Hollywood has an “epidemic of invisibility” for women, minorities and LGBT people that run across the whole industry, a new study has suggested.
The report by the University of Southern California stated that Hollywood has an “inclusion crisis” from CEOs to minor characters.
“Overall, the landscape of media content is still largely whitewashed,” the study concluded.
It comes days ahead of the Oscars, which has been dubbed OscarsSoWhite.
The lack of diversity in the Oscar nominations led Spike Lee and Jada Pinkett Smith to boycott the ceremony and Oscars head Cheryl Boone Isaacs to pledge to double the number of female and minority members of the Academy.
“The prequel to OscarsSoWhite is HollywoodSoWhite,” said associate professor Stacy Smith, one of the study’s authors.
“We don’t have a diversity problem. We have an inclusion crisis.”
The report by the Media, Diversity and Social Change Initiative looked at those in front of the camera and behind the scenes in film and TV.
The study examined:
109 films released by major studios (including art-house divisions) in 2014.
305 scripted, first-run TV and digital series across 31 networks and streaming services that aired from September 2014 to August 2015.
More than 11,000 speaking characters were analysed for gender, racial and ethnic representation and LGBT status.
10,000 directors, writers and show creators.
The gender of more than 1,500 executives (ethnicity was not available).
Out of the 414 films and TV series they studied they found only a third of speaking characters were female.
About 50% did not feature one Asian or Asian-American character and 20% did not include one black character.
Of the characters that were aged 40 years or older 74.3% were male and 25.7% female.
Among the 11,306 speaking characters studied, only seven were transgendered (and four were from the same series).
Behind the scenes, 15.2% of directors, 28.9% of writers and 22.6% of series creators were female.
In film, the gender gap was the greatest, with only 3.4% of the films studied directed by women.
This reflects a report released in January by the Centre for the Study of Women in Television and Film that just 9% of Hollywood’s highest grossing films last year were directed by women, the same level as 1998.
In May, the American Civil Liberties Union in Southern California sent lettersasking federal and state civil rights agencies to investigate the systemic failure to hire women directors at all levels of the film and television industry.
And in October, it was reported that the Equal Employment Opportunity Commission in the US had begun contacting female directors to investigate gender discrimination in Hollywood.
‘Pockets of promise’
This latest study found only two directors out of the 109 were black women, namely Ava DuVernay, who made Selma, and Amma Asante, who made Belle.
The study also included for the first time an “inclusivity index”‘ of 10 major media companies which rated their percentage of female, minority and LGBT characters and of female writers and directors.
None of the six major studios scored better than 20% overall but there were better ratings with companies that included TV and digital offerings, some of those such as Disney and Hulu reached 65% and above.

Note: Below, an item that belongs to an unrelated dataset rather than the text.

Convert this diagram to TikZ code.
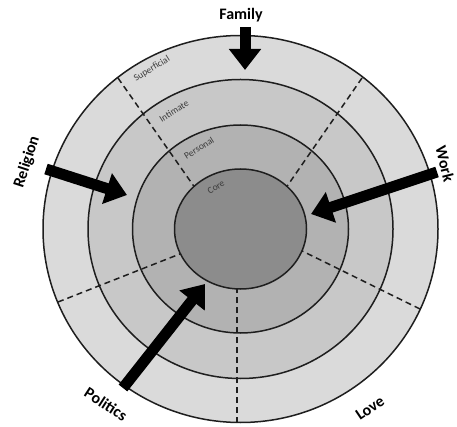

“When we turn to see where the problem is better or worse, the apex to this whole endeavour is: Everyone in film is failing, all of the companies investigated,” said Smith.
“They’re impervious to change. But there are pockets of promise in television. There is a focus that change is possible.
The very companies that are inclusive – Disney, CW, Hulu, Amazon to some degree — those companies, if they’re producing and distributing motion pictures, can do this.
“We now have evidence that they can, and they can thrive.”